§ COLLECTED DATA:
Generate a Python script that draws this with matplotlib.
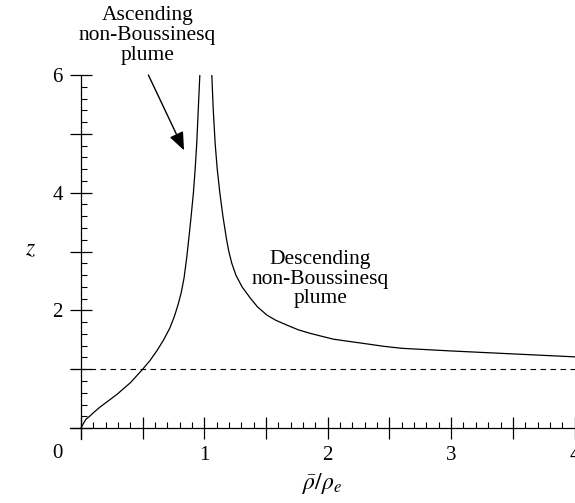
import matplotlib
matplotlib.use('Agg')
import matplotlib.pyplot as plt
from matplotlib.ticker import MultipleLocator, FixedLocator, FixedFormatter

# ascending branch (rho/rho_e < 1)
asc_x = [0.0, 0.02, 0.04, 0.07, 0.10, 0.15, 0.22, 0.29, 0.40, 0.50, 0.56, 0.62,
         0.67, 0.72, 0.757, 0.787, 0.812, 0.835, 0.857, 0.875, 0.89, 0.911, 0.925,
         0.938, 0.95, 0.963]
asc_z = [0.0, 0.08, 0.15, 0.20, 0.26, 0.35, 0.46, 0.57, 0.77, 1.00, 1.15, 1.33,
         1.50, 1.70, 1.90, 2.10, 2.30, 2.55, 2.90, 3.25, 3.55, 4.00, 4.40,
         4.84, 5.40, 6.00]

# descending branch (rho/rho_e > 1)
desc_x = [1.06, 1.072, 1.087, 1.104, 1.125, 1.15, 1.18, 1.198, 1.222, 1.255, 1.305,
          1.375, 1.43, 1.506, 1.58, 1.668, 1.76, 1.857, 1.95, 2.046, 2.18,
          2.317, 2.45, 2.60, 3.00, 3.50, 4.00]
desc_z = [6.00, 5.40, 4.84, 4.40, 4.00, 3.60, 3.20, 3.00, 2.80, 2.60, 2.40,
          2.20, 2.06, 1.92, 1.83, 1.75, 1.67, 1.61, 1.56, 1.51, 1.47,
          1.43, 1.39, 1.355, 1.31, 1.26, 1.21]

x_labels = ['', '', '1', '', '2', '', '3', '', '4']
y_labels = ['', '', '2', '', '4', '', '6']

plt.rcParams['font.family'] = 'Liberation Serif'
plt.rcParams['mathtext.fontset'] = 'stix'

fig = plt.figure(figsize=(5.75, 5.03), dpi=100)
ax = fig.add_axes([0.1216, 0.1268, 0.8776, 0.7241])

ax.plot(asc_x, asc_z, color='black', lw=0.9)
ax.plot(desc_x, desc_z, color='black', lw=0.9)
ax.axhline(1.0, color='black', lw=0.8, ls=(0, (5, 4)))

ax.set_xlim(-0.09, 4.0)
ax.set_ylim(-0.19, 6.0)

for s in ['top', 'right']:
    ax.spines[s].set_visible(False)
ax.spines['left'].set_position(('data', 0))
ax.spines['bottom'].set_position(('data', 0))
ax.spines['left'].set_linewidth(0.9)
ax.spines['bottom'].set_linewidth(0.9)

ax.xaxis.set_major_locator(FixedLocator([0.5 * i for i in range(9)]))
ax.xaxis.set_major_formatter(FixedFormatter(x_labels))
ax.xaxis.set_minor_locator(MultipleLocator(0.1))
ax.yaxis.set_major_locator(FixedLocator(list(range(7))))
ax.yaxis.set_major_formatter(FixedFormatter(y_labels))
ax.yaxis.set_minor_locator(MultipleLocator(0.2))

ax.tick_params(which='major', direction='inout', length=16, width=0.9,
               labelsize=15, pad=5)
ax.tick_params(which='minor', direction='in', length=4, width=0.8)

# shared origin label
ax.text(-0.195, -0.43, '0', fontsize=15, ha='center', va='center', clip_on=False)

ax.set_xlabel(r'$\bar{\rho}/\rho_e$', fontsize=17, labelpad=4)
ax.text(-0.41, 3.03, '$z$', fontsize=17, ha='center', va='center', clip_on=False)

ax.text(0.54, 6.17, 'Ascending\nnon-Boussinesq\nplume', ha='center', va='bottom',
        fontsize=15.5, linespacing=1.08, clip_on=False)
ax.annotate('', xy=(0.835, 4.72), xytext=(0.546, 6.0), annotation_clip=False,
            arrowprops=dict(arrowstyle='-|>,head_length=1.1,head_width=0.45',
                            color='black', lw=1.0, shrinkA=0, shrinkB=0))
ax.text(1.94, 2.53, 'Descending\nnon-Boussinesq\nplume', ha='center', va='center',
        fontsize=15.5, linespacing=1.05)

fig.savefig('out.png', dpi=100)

§ STATED PROBLEM:
Quote, exactly and only, the lines from the first line of the data above through the line containing "ax.yaxis.set_minor_locator(MultipleLocator(0.2))". The pictures do not belong in it.

§ CORRECT ANSWER:
Generate a Python script that draws this with matplotlib.
import matplotlib
matplotlib.use('Agg')
import matplotlib.pyplot as plt
from matplotlib.ticker import MultipleLocator, FixedLocator, FixedFormatter

# ascending branch (rho/rho_e < 1)
asc_x = [0.0, 0.02, 0.04, 0.07, 0.10, 0.15, 0.22, 0.29, 0.40, 0.50, 0.56, 0.62,
         0.67, 0.72, 0.757, 0.787, 0.812, 0.835, 0.857, 0.875, 0.89, 0.911, 0.925,
         0.938, 0.95, 0.963]
asc_z = [0.0, 0.08, 0.15, 0.20, 0.26, 0.35, 0.46, 0.57, 0.77, 1.00, 1.15, 1.33,
         1.50, 1.70, 1.90, 2.10, 2.30, 2.55, 2.90, 3.25, 3.55, 4.00, 4.40,
         4.84, 5.40, 6.00]

# descending branch (rho/rho_e > 1)
desc_x = [1.06, 1.072, 1.087, 1.104, 1.125, 1.15, 1.18, 1.198, 1.222, 1.255, 1.305,
          1.375, 1.43, 1.506, 1.58, 1.668, 1.76, 1.857, 1.95, 2.046, 2.18,
          2.317, 2.45, 2.60, 3.00, 3.50, 4.00]
desc_z = [6.00, 5.40, 4.84, 4.40, 4.00, 3.60, 3.20, 3.00, 2.80, 2.60, 2.40,
          2.20, 2.06, 1.92, 1.83, 1.75, 1.67, 1.61, 1.56, 1.51, 1.47,
          1.43, 1.39, 1.355, 1.31, 1.26, 1.21]

x_labels = ['', '', '1', '', '2', '', '3', '', '4']
y_labels = ['', '', '2', '', '4', '', '6']

plt.rcParams['font.family'] = 'Liberation Serif'
plt.rcParams['mathtext.fontset'] = 'stix'

fig = plt.figure(figsize=(5.75, 5.03), dpi=100)
ax = fig.add_axes([0.1216, 0.1268, 0.8776, 0.7241])

ax.plot(asc_x, asc_z, color='black', lw=0.9)
ax.plot(desc_x, desc_z, color='black', lw=0.9)
ax.axhline(1.0, color='black', lw=0.8, ls=(0, (5, 4)))

ax.set_xlim(-0.09, 4.0)
ax.set_ylim(-0.19, 6.0)

for s in ['top', 'right']:
    ax.spines[s].set_visible(False)
ax.spines['left'].set_position(('data', 0))
ax.spines['bottom'].set_position(('data', 0))
ax.spines['left'].set_linewidth(0.9)
ax.spines['bottom'].set_linewidth(0.9)

ax.xaxis.set_major_locator(FixedLocator([0.5 * i for i in range(9)]))
ax.xaxis.set_major_formatter(FixedFormatter(x_labels))
ax.xaxis.set_minor_locator(MultipleLocator(0.1))
ax.yaxis.set_major_locator(FixedLocator(list(range(7))))
ax.yaxis.set_major_formatter(FixedFormatter(y_labels))
ax.yaxis.set_minor_locator(MultipleLocator(0.2))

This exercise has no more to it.